§ **SHORT EXERCISE**: Repeat all the material exactly; pictures stay out of your copy.

§ **SOURCE DATA**:
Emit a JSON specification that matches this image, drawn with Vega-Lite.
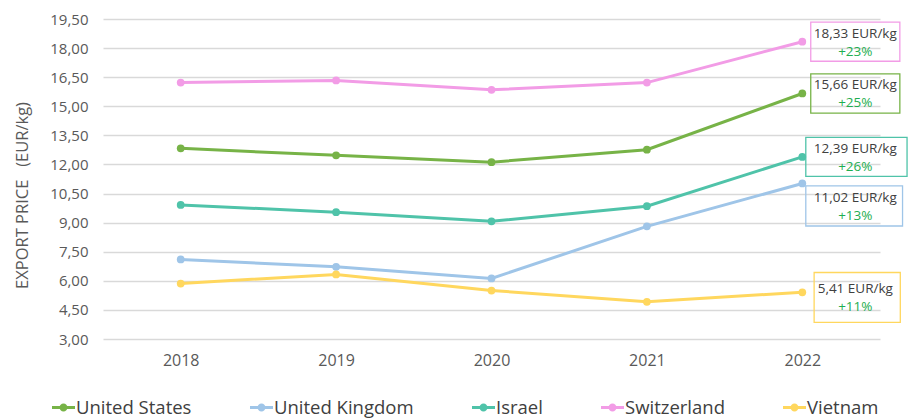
{
  "$schema": "https://vega.github.io/schema/vega-lite/v6.json",
  "width": 777,
  "height": 320,
  "autosize": "none",
  "padding": {"left": 103, "top": 19, "right": 29, "bottom": 79},
  "background": "white",
  "config": {
    "view": {"stroke": null},
    "font": "Open Sans",
    "axisY": {
      "titleFontSize": 16.5, "titleFontWeight": "normal", "titleColor": "#595959",
      "titlePadding": 19, "titleFont": "Open Sans", "titleY": 176,
      "labelFontSize": 15, "labelColor": "#595959", "labelPadding": 15,
      "labelFont": "Open Sans", "labelOverlap": false,
      "domain": false, "ticks": false,
      "grid": true, "gridColor": "#d9d9d9", "gridWidth": 1.5
    }
  },
  "datasets": {
    "prices": [
      {"country": "United States", "year": "2018", "price": 12.83},
      {"country": "United States", "year": "2019", "price": 12.47},
      {"country": "United States", "year": "2020", "price": 12.12},
      {"country": "United States", "year": "2021", "price": 12.76},
      {"country": "United States", "year": "2022", "price": 15.66},
      {"country": "United Kingdom", "year": "2018", "price": 7.10},
      {"country": "United Kingdom", "year": "2019", "price": 6.72},
      {"country": "United Kingdom", "year": "2020", "price": 6.12},
      {"country": "United Kingdom", "year": "2021", "price": 8.81},
      {"country": "United Kingdom", "year": "2022", "price": 11.02},
      {"country": "Israel", "year": "2018", "price": 9.91},
      {"country": "Israel", "year": "2019", "price": 9.54},
      {"country": "Israel", "year": "2020", "price": 9.07},
      {"country": "Israel", "year": "2021", "price": 9.85},
      {"country": "Israel", "year": "2022", "price": 12.39},
      {"country": "Switzerland", "year": "2018", "price": 16.22},
      {"country": "Switzerland", "year": "2019", "price": 16.33},
      {"country": "Switzerland", "year": "2020", "price": 15.85},
      {"country": "Switzerland", "year": "2021", "price": 16.22},
      {"country": "Switzerland", "year": "2022", "price": 18.33},
      {"country": "Vietnam", "year": "2018", "price": 5.86},
      {"country": "Vietnam", "year": "2019", "price": 6.33},
      {"country": "Vietnam", "year": "2020", "price": 5.50},
      {"country": "Vietnam", "year": "2021", "price": 4.92},
      {"country": "Vietnam", "year": "2022", "price": 5.41}
    ],
    "notes": [
      {"country": "Switzerland", "year": "2022", "pos": 18.33, "value": "18,33 EUR/kg", "change": "+23%", "box": "a"},
      {"country": "United States", "year": "2022", "pos": 15.66, "value": "15,66 EUR/kg", "change": "+25%", "box": "a"},
      {"country": "Israel", "year": "2022", "pos": 12.39, "value": "12,39 EUR/kg", "change": "+26%", "box": "b"},
      {"country": "United Kingdom", "year": "2022", "pos": 9.86, "value": "11,02 EUR/kg", "change": "+13%", "box": "c"},
      {"country": "Vietnam", "year": "2022", "pos": 5.14, "value": "5,41 EUR/kg", "change": "+11%", "box": "d"}
    ]
  },
  "encoding": {
    "x": {
      "field": "year", "type": "ordinal",
      "scale": {"type": "point", "padding": 0.5},
      "axis": {
        "title": null, "domain": false, "ticks": false, "grid": false,
        "labelAngle": 0, "labelFontSize": 16, "labelColor": "#595959",
        "labelPadding": 13, "labelFont": "Open Sans"
      }
    },
    "color": {
      "field": "country", "type": "nominal",
      "scale": {
        "domain": ["United States", "United Kingdom", "Israel", "Switzerland", "Vietnam"],
        "range": ["#77b347", "#9fc5e8", "#4fc3a9", "#f29ce6", "#ffd75e"]
      },
      "legend": {
        "title": null,
        "orient": "none",
        "legendX": -51,
        "legendY": 377,
        "direction": "horizontal",
        "labelFontSize": 18.5,
        "labelFont": "Open Sans",
        "labelColor": "#404040",
        "columnPadding": 58,
        "labelOffset": 1,
        "symbolType": "M-1,-0.13H1V0.13H-1Z M-0.35,0A0.35,0.35 0 1,1 0.35,0A0.35,0.35 0 1,1 -0.35,0Z",
        "symbolSize": 529,
        "symbolStrokeWidth": 0,
        "symbolOpacity": 1
      }
    }
  },
  "layer": [
    {
      "data": {"name": "prices"},
      "mark": {"type": "line", "strokeWidth": 3, "point": {"filled": true, "size": 60, "opacity": 1}},
      "encoding": {
        "y": {
          "field": "price", "type": "quantitative",
          "scale": {"domain": [3, 19.5], "nice": false, "zero": false},
          "axis": {
            "title": "EXPORT PRICE\u00a0\u00a0\u00a0(EUR/kg)",
            "values": [3, 4.5, 6, 7.5, 9, 10.5, 12, 13.5, 15, 16.5, 18, 19.5],
            "labelExpr": "replace(format(datum.value, '.2f'), '.', ',')"
          }
        }
      }
    },
    {
      "data": {"name": "notes"},
      "mark": {"type": "point", "filled": false, "strokeWidth": 1.3, "opacity": 1, "size": 2025, "xOffset": 53},
      "encoding": {
        "y": {
          "field": "pos", "type": "quantitative",
          "axis": {
            "title": "EXPORT PRICE\u00a0\u00a0\u00a0(EUR/kg)",
            "values": [3, 4.5, 6, 7.5, 9, 10.5, 12, 13.5, 15, 16.5, 18, 19.5],
            "labelExpr": "replace(format(datum.value, '.2f'), '.', ',')"
          }
        },
        "shape": {
          "field": "box", "type": "nominal",
          "scale": {
            "domain": ["a", "b", "c", "d"],
            "range": [
              "M-1.98,-0.87H1.98V0.87H-1.98Z",
              "M-2.2,-0.87H2.3V0.87H-2.2Z",
              "M-2.2,-0.89H2.1V0.89H-2.2Z",
              "M-1.83,-1.11H2.0V1.11H-1.83Z"
            ]
          },
          "legend": null
        }
      }
    },
    {
      "data": {"name": "notes"},
      "mark": {"type": "text", "dx": 53, "dy": -8, "fontSize": 13.5, "font": "Open Sans"},
      "encoding": {
        "y": {
          "field": "pos", "type": "quantitative",
          "axis": {
            "title": "EXPORT PRICE\u00a0\u00a0\u00a0(EUR/kg)",
            "values": [3, 4.5, 6, 7.5, 9, 10.5, 12, 13.5, 15, 16.5, 18, 19.5],
            "labelExpr": "replace(format(datum.value, '.2f'), '.', ',')"
          }
        },
        "text": {"field": "value"},
        "color": {"value": "#404040"}
      }
    },
    {
      "data": {"name": "notes"},
      "mark": {"type": "text", "dx": 53, "dy": 10, "fontSize": 13.5, "font": "Open Sans"},
      "encoding": {
        "y": {
          "field": "pos", "type": "quantitative",
          "axis": {
            "title": "EXPORT PRICE\u00a0\u00a0\u00a0(EUR/kg)",
            "values": [3, 4.5, 6, 7.5, 9, 10.5, 12, 13.5, 15, 16.5, 18, 19.5],
            "labelExpr": "replace(format(datum.value, '.2f'), '.', ',')"
          }
        },
        "text": {"field": "change"},
        "color": {"value": "#1fae50"}
      }
    }
  ]
}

§ **FINAL RESULT**:
Emit a JSON specification that matches this image, drawn with Vega-Lite.
{
  "$schema": "https://vega.github.io/schema/vega-lite/v6.json",
  "width": 777,
  "height": 320,
  "autosize": "none",
  "padding": {"left": 103, "top": 19, "right": 29, "bottom": 79},
  "background": "white",
  "config": {
    "view": {"stroke": null},
    "font": "Open Sans",
    "axisY": {
      "titleFontSize": 16.5, "titleFontWeight": "normal", "titleColor": "#595959",
      "titlePadding": 19, "titleFont": "Open Sans", "titleY": 176,
      "labelFontSize": 15, "labelColor": "#595959", "labelPadding": 15,
      "labelFont": "Open Sans", "labelOverlap": false,
      "domain": false, "ticks": false,
      "grid": true, "gridColor": "#d9d9d9", "gridWidth": 1.5
    }
  },
  "datasets": {
    "prices": [
      {"country": "United States", "year": "2018", "price": 12.83},
      {"country": "United States", "year": "2019", "price": 12.47},
      {"country": "United States", "year": "2020", "price": 12.12},
      {"country": "United States", "year": "2021", "price": 12.76},
      {"country": "United States", "year": "2022", "price": 15.66},
      {"country": "United Kingdom", "year": "2018", "price": 7.10},
      {"country": "United Kingdom", "year": "2019", "price": 6.72},
      {"country": "United Kingdom", "year": "2020", "price": 6.12},
      {"country": "United Kingdom", "year": "2021", "price": 8.81},
      {"country": "United Kingdom", "year": "2022", "price": 11.02},
      {"country": "Israel", "year": "2018", "price": 9.91},
      {"country": "Israel", "year": "2019", "price": 9.54},
      {"country": "Israel", "year": "2020", "price": 9.07},
      {"country": "Israel", "year": "2021", "price": 9.85},
      {"country": "Israel", "year": "2022", "price": 12.39},
      {"country": "Switzerland", "year": "2018", "price": 16.22},
      {"country": "Switzerland", "year": "2019", "price": 16.33},
      {"country": "Switzerland", "year": "2020", "price": 15.85},
      {"country": "Switzerland", "year": "2021", "price": 16.22},
      {"country": "Switzerland", "year": "2022", "price": 18.33},
      {"country": "Vietnam", "year": "2018", "price": 5.86},
      {"country": "Vietnam", "year": "2019", "price": 6.33},
      {"country": "Vietnam", "year": "2020", "price": 5.50},
      {"country": "Vietnam", "year": "2021", "price": 4.92},
      {"country": "Vietnam", "year": "2022", "price": 5.41}
    ],
    "notes": [
      {"country": "Switzerland", "year": "2022", "pos": 18.33, "value": "18,33 EUR/kg", "change": "+23%", "box": "a"},
      {"country": "United States", "year": "2022", "pos": 15.66, "value": "15,66 EUR/kg", "change": "+25%", "box": "a"},
      {"country": "Israel", "year": "2022", "pos": 12.39, "value": "12,39 EUR/kg", "change": "+26%", "box": "b"},
      {"country": "United Kingdom", "year": "2022", "pos": 9.86, "value": "11,02 EUR/kg", "change": "+13%", "box": "c"},
      {"country": "Vietnam", "year": "2022", "pos": 5.14, "value": "5,41 EUR/kg", "change": "+11%", "box": "d"}
    ]
  },
  "encoding": {
    "x": {
      "field": "year", "type": "ordinal",
      "scale": {"type": "point", "padding": 0.5},
      "axis": {
        "title": null, "domain": false, "ticks": false, "grid": false,
        "labelAngle": 0, "labelFontSize": 16, "labelColor": "#595959",
        "labelPadding": 13, "labelFont": "Open Sans"
      }
    },
    "color": {
      "field": "country", "type": "nominal",
      "scale": {
        "domain": ["United States", "United Kingdom", "Israel", "Switzerland", "Vietnam"],
        "range": ["#77b347", "#9fc5e8", "#4fc3a9", "#f29ce6", "#ffd75e"]
      },
      "legend": {
        "title": null,
        "orient": "none",
        "legendX": -51,
        "legendY": 377,
        "direction": "horizontal",
        "labelFontSize": 18.5,
        "labelFont": "Open Sans",
        "labelColor": "#404040",
        "columnPadding": 58,
        "labelOffset": 1,
        "symbolType": "M-1,-0.13H1V0.13H-1Z M-0.35,0A0.35,0.35 0 1,1 0.35,0A0.35,0.35 0 1,1 -0.35,0Z",
        "symbolSize": 529,
        "symbolStrokeWidth": 0,
        "symbolOpacity": 1
      }
    }
  },
  "layer": [
    {
      "data": {"name": "prices"},
      "mark": {"type": "line", "strokeWidth": 3, "point": {"filled": true, "size": 60, "opacity": 1}},
      "encoding": {
        "y": {
          "field": "price", "type": "quantitative",
          "scale": {"domain": [3, 19.5], "nice": false, "zero": false},
          "axis": {
            "title": "EXPORT PRICE\u00a0\u00a0\u00a0(EUR/kg)",
            "values": [3, 4.5, 6, 7.5, 9, 10.5, 12, 13.5, 15, 16.5, 18, 19.5],
            "labelExpr": "replace(format(datum.value, '.2f'), '.', ',')"
          }
        }
      }
    },
    {
      "data": {"name": "notes"},
      "mark": {"type": "point", "filled": false, "strokeWidth": 1.3, "opacity": 1, "size": 2025, "xOffset": 53},
      "encoding": {
        "y": {
          "field": "pos", "type": "quantitative",
          "axis": {
            "title": "EXPORT PRICE\u00a0\u00a0\u00a0(EUR/kg)",
            "values": [3, 4.5, 6, 7.5, 9, 10.5, 12, 13.5, 15, 16.5, 18, 19.5],
            "labelExpr": "replace(format(datum.value, '.2f'), '.', ',')"
          }
        },
        "shape": {
          "field": "box", "type": "nominal",
          "scale": {
            "domain": ["a", "b", "c", "d"],
            "range": [
              "M-1.98,-0.87H1.98V0.87H-1.98Z",
              "M-2.2,-0.87H2.3V0.87H-2.2Z",
              "M-2.2,-0.89H2.1V0.89H-2.2Z",
              "M-1.83,-1.11H2.0V1.11H-1.83Z"
            ]
          },
          "legend": null
        }
      }
    },
    {
      "data": {"name": "notes"},
      "mark": {"type": "text", "dx": 53, "dy": -8, "fontSize": 13.5, "font": "Open Sans"},
      "encoding": {
        "y": {
          "field": "pos", "type": "quantitative",
          "axis": {
            "title": "EXPORT PRICE\u00a0\u00a0\u00a0(EUR/kg)",
            "values": [3, 4.5, 6, 7.5, 9, 10.5, 12, 13.5, 15, 16.5, 18, 19.5],
            "labelExpr": "replace(format(datum.value, '.2f'), '.', ',')"
          }
        },
        "text": {"field": "value"},
        "color": {"value": "#404040"}
      }
    },
    {
      "data": {"name": "notes"},
      "mark": {"type": "text", "dx": 53, "dy": 10, "fontSize": 13.5, "font": "Open Sans"},
      "encoding": {
        "y": {
          "field": "pos", "type": "quantitative",
          "axis": {
            "title": "EXPORT PRICE\u00a0\u00a0\u00a0(EUR/kg)",
            "values": [3, 4.5, 6, 7.5, 9, 10.5, 12, 13.5, 15, 16.5, 18, 19.5],
            "labelExpr": "replace(format(datum.value, '.2f'), '.', ',')"
          }
        },
        "text": {"field": "change"},
        "color": {"value": "#1fae50"}
      }
    }
  ]
}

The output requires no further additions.